Le président de la transition, le Général Mamadi Doumbouya, a signé un décret instituant une Direction générale des élections. Placée sous la tutelle du ministère de l’Administration du Territoire et de la Décentralisation (MATD), cette nouvelle structure est chargée de l’organisation des processus électoraux dans le pays.
Cette décision suscite d’ores et déjà des réactions au sein de l’opinion publique. Parmi les premières voix à s’exprimer, celle de Maître Mohamed Traoré, ancien membre du Conseil National de la Transition (CNT), qui n’a pas manqué de critiquer la démarche. Selon lui, « il vaut mieux s’abstenir d’organiser des élections coûteuses aux résultats déjà prévisibles », remettant en cause à la fois la transparence et la pertinence d’un tel investissement en cette période de transition.
De la base au sommet, une administration publique totalement politisée et partisane, des administrateurs qui organisent ou participent aux manifestations de soutien à la candidature du Président de la Transition et se comportent comme des militants d’un parti politique, cela pose déjà un véritable problème en terme de sincérité et de crédibilité des prochaines élections.
Si, en plus de cela, c’est une direction placée sous l’autorité du ministre en charge de l’Administration du Territoire, qui aura pour mission d’organiser ces élections, on peut dire que la boucle est en passe d’être totalement et définitivement bouclée. Ce serait simplement la consécration de la règle « juge et partie ».

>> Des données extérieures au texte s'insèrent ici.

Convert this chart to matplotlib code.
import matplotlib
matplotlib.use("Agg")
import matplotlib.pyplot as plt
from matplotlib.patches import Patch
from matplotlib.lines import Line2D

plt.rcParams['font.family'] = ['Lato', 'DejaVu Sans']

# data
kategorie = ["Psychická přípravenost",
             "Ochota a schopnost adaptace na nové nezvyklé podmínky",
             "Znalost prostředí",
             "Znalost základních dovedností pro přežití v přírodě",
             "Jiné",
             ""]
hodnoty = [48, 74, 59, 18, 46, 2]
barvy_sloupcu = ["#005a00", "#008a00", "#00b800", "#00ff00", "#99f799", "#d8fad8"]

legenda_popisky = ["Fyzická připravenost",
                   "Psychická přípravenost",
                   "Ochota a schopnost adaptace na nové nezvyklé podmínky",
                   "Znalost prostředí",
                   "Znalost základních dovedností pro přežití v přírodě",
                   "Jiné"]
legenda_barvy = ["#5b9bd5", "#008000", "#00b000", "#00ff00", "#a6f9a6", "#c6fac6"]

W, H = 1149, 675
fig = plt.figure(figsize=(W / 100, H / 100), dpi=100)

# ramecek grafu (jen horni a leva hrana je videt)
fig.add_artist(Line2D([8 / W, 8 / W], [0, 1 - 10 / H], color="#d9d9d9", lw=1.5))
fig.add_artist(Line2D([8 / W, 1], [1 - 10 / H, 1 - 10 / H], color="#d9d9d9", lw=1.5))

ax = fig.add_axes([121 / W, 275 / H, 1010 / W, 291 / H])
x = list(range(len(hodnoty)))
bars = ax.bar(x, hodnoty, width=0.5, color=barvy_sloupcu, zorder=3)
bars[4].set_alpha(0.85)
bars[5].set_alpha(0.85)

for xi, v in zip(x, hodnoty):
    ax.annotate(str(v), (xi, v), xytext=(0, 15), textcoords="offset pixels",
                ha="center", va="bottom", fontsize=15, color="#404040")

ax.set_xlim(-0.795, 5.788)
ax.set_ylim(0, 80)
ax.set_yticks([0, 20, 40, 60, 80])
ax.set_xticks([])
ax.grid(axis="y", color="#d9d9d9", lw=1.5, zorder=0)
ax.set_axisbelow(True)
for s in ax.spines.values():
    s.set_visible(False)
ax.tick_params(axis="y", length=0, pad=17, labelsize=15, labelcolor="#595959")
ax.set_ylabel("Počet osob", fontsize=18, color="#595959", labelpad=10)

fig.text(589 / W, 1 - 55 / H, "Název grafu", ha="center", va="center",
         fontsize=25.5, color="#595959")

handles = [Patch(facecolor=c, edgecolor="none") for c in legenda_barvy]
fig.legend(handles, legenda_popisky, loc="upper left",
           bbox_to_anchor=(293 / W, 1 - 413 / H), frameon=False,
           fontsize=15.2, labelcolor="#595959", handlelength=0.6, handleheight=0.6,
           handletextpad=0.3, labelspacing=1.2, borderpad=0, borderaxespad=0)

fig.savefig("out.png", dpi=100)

Pour éviter cette situation, l’avant-projet de constitution prévoyait, parmi les institutions d’appui à la gouvernance démocratique, « un organe technique indépendant en charge de la gestion des élections ». On ne sait pas ce qu’il en est aujourd’hui dans le projet de constitution qui sera soumis au référendum.
Le parlement de transition pensait pouvoir apporter ainsi une réponse à cette question cruciale de l’organisation des élections en Guinée.

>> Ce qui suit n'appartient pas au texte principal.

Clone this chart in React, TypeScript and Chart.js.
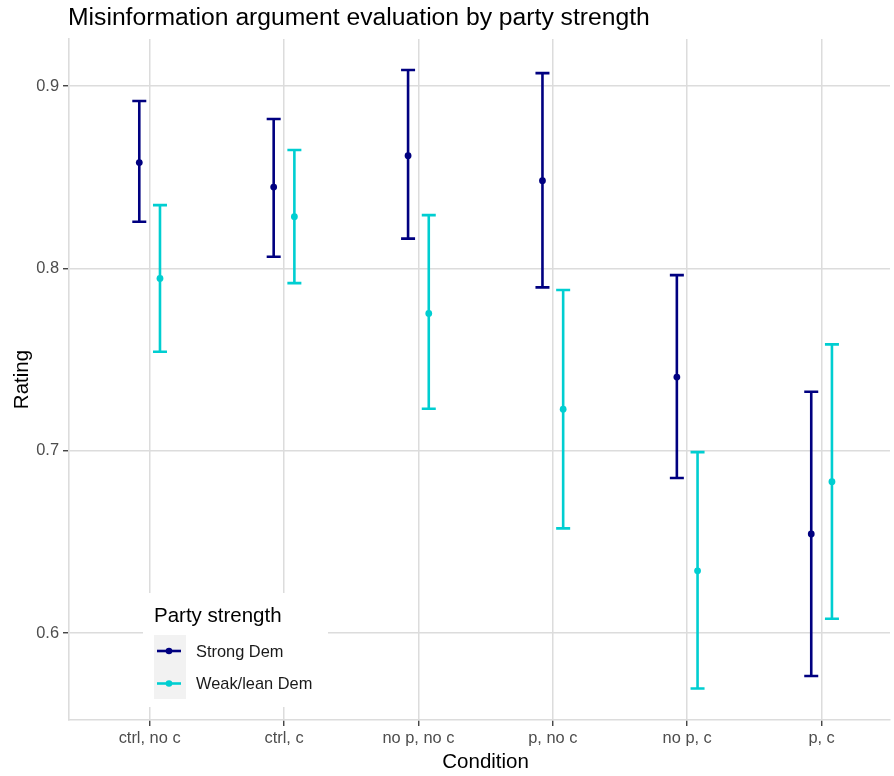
import { useEffect, useRef } from "react";
import { Chart, registerables } from "chart.js";

Chart.register(...registerables);

const categories = ["ctrl, no c", "ctrl, c", "no p, no c", "p, no c", "no p, c", "p, c"];
const seriesNames = ["Strong Dem", "Weak/lean Dem"];
const strongMean = [0.858, 0.8446, 0.8618, 0.8481, 0.7404, 0.6543];
const strongLow = [0.8256, 0.8064, 0.8163, 0.7896, 0.685, 0.5764];
const strongHigh = [0.8918, 0.8819, 0.9088, 0.9071, 0.7963, 0.7323];
const weakMean = [0.7945, 0.8283, 0.7753, 0.7228, 0.6341, 0.683];
const weakLow = [0.7543, 0.7919, 0.723, 0.6574, 0.5696, 0.6078];
const weakHigh = [0.8347, 0.8649, 0.8292, 0.7881, 0.6992, 0.7583];
const yTicks = [0.6, 0.7, 0.8, 0.9];
const yTickLabels = ["0.6", "0.7", "0.8", "0.9"];
const seriesColors = ["#000080", "#00CED1"];
const dodgeOffsets = [-0.077, 0.077];

const titleText = "Misinformation argument evaluation by party strength";
const xTitle = "Condition";
const yTitle = "Rating";
const legendTitle = "Party strength";

const FONT = "'Liberation Sans', Arial, Helvetica, sans-serif";

type Pt = { x: number; y: number; lo: number; hi: number };

function buildData(mean: number[], lo: number[], hi: number[], off: number): Pt[] {
  return categories.map((_, i) => ({ x: i + off, y: mean[i], lo: lo[i], hi: hi[i] }));
}

const errorBarPlugin = {
  id: "errorBars",
  beforeDatasetsDraw(chart: any) {
    const ctx = chart.ctx;
    const xs = chart.scales.x;
    const ys = chart.scales.y;
    chart.data.datasets.forEach((ds: any) => {
      ctx.save();
      ctx.strokeStyle = ds.borderColor;
      ctx.lineWidth = 2.6;
      ctx.lineCap = "butt";
      (ds.data as Pt[]).forEach((d) => {
        const px = xs.getPixelForValue(d.x);
        const pLo = ys.getPixelForValue(d.lo);
        const pHi = ys.getPixelForValue(d.hi);
        const hw = 7;
        ctx.beginPath();
        ctx.moveTo(px, pLo);
        ctx.lineTo(px, pHi);
        ctx.moveTo(px - hw, pHi);
        ctx.lineTo(px + hw, pHi);
        ctx.moveTo(px - hw, pLo);
        ctx.lineTo(px + hw, pLo);
        ctx.stroke();
      });
      ctx.restore();
    });
  },
};

const decorPlugin = {
  id: "decor",
  afterDraw(chart: any) {
    const ctx = chart.ctx;
    const area = chart.chartArea;
    const xs = chart.scales.x;
    ctx.save();
    // title
    ctx.fillStyle = "#000000";
    ctx.font = `24.7px ${FONT}`;
    ctx.textAlign = "left";
    ctx.textBaseline = "alphabetic";
    ctx.fillText(titleText, 68, 25);
    // x title
    ctx.font = `20.5px ${FONT}`;
    ctx.textAlign = "center";
    ctx.fillText(xTitle, xs.getPixelForValue((categories.length - 1) / 2), 768);
    // y title
    ctx.save();
    ctx.translate(28, (area.top + area.bottom) / 2);
    ctx.rotate(-Math.PI / 2);
    ctx.fillText(yTitle, 0, 0);
    ctx.restore();

    // legend
    ctx.fillStyle = "#ffffff";
    ctx.fillRect(143, 593, 185, 114);
    ctx.fillStyle = "#000000";
    ctx.font = `20.5px ${FONT}`;
    ctx.textAlign = "left";
    ctx.fillText(legendTitle, 154, 622);
    ctx.fillStyle = "#f2f2f2";
    ctx.fillRect(154, 635, 32, 64);
    const rows = [651, 683.5];
    seriesNames.forEach((name, i) => {
      const cy = rows[i];
      ctx.strokeStyle = seriesColors[i];
      ctx.lineWidth = 2.6;
      ctx.beginPath();
      ctx.moveTo(157, cy);
      ctx.lineTo(181, cy);
      ctx.stroke();
      ctx.fillStyle = seriesColors[i];
      ctx.beginPath();
      ctx.arc(169, cy, 3.3, 0, Math.PI * 2);
      ctx.fill();
      ctx.fillStyle = "#1a1a1a";
      ctx.font = `16.4px ${FONT}`;
      ctx.textBaseline = "middle";
      ctx.fillText(name, 196, cy + 1);
      ctx.textBaseline = "alphabetic";
    });
    ctx.restore();
  },
};

export default function App() {
  const ref = useRef<HTMLCanvasElement | null>(null);

  useEffect(() => {
    if (!ref.current) return;
    const chart = new Chart(ref.current, {
      type: "scatter",
      data: {
        datasets: [
          {
            label: seriesNames[0],
            data: buildData(strongMean, strongLow, strongHigh, dodgeOffsets[0]) as any,
            borderColor: seriesColors[0],
            backgroundColor: seriesColors[0],
            pointRadius: 3.4,
            pointBorderWidth: 0,
            showLine: false,
          },
          {
            label: seriesNames[1],
            data: buildData(weakMean, weakLow, weakHigh, dodgeOffsets[1]) as any,
            borderColor: seriesColors[1],
            backgroundColor: seriesColors[1],
            pointRadius: 3.4,
            pointBorderWidth: 0,
            showLine: false,
          },
        ],
      },
      options: {
        responsive: false,
        animation: false,
        events: [],
        layout: { padding: { top: 39, left: 0, right: 0, bottom: 0 } },
        plugins: {
          legend: { display: false },
          tooltip: { enabled: false },
          title: { display: false },
        },
        scales: {
          x: {
            type: "linear",
            min: -0.6,
            max: 5.509,
            afterBuildTicks: (scale: any) => {
              scale.ticks = categories.map((_, i) => ({ value: i }));
            },
            afterFit: (scale: any) => {
              scale.height = 56;
            },
            ticks: {
              callback: (v: any) => categories[Math.round(Number(v))] ?? "",
              color: "#4d4d4d",
              font: { family: FONT, size: 16.4 },
              padding: 3,
              maxRotation: 0,
              autoSkip: false,
            },
            grid: {
              color: "#dcdcdc",
              lineWidth: 1.5,
              tickColor: "#333333",
              tickLength: 6,
              tickWidth: 1.3,
            },
            border: { color: "#dcdcdc", width: 1.6 },
          },
          y: {
            type: "linear",
            min: 0.5523,
            max: 0.9258,
            afterBuildTicks: (scale: any) => {
              scale.ticks = yTicks.map((v) => ({ value: v }));
            },
            afterFit: (scale: any) => {
              scale.width = 69;
            },
            ticks: {
              callback: (v: any) => {
                const idx = yTicks.findIndex((t) => Math.abs(t - Number(v)) < 1e-6);
                return idx >= 0 ? yTickLabels[idx] : "";
              },
              color: "#4d4d4d",
              font: { family: FONT, size: 16.4 },
              padding: 4,
              autoSkip: false,
            },
            grid: {
              color: "#dcdcdc",
              lineWidth: 1.5,
              tickColor: "#333333",
              tickLength: 6,
              tickWidth: 1.3,
            },
            border: { color: "#dcdcdc", width: 1.6 },
          },
        },
      },
      plugins: [errorBarPlugin, decorPlugin],
    });
    return () => chart.destroy();
  }, []);

  return (
    <div style={{ position: "absolute", left: 0, top: 0, width: 894, height: 776, overflow: "hidden", background: "#ffffff" }}>
      <canvas ref={ref} width={894} height={776} style={{ width: 894, height: 776, display: "block" }} />
    </div>
  );
}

En effet, la Guinée n’est pas le Sénégal où les élections sont organisées par le ministre en charge de l’Intérieur sans qu’il n’y ait le moindre doute au sujet de leur sincérité.
À cette allure, il vaudrait mieux faire comme le Mali et le Niger en se passant d’élections qui vont coûter de l’argent pour des résultats connus à l’avance. Il suffirait, pour cela, de réunir des « forces vives de la Nation » qui vont, au terme de « leurs assises », recommander un mandat de 5 à 7 ans renouvelable pour le Président de la Transition. On aurait ainsi fait l’économie d’élections qui, dans tous les cas, aboutiraient immanquablement à un scénario qui se met en place depuis un certain temps déjà.
Par ailleurs, dans le contexte et les conditions actuels, on peut bien se demander quel est le parti politique qui prendrait part à une élection si ce n’est pas dans le but de valider et surtout de légitimer un processus qui a toujours manqué d’inclusion.
Dans tous les cas, ces rappels et observations ne servent plus à grand-chose apparemment. Le train est lancé et rien ne semble pouvoir l’arrêter »
Cette sortie traduit les préoccupations d’une partie de la société civile sur l’indépendance réelle du processus électoral et sur les priorités du moment, dans un contexte où la situation socio-économique demeure fragile.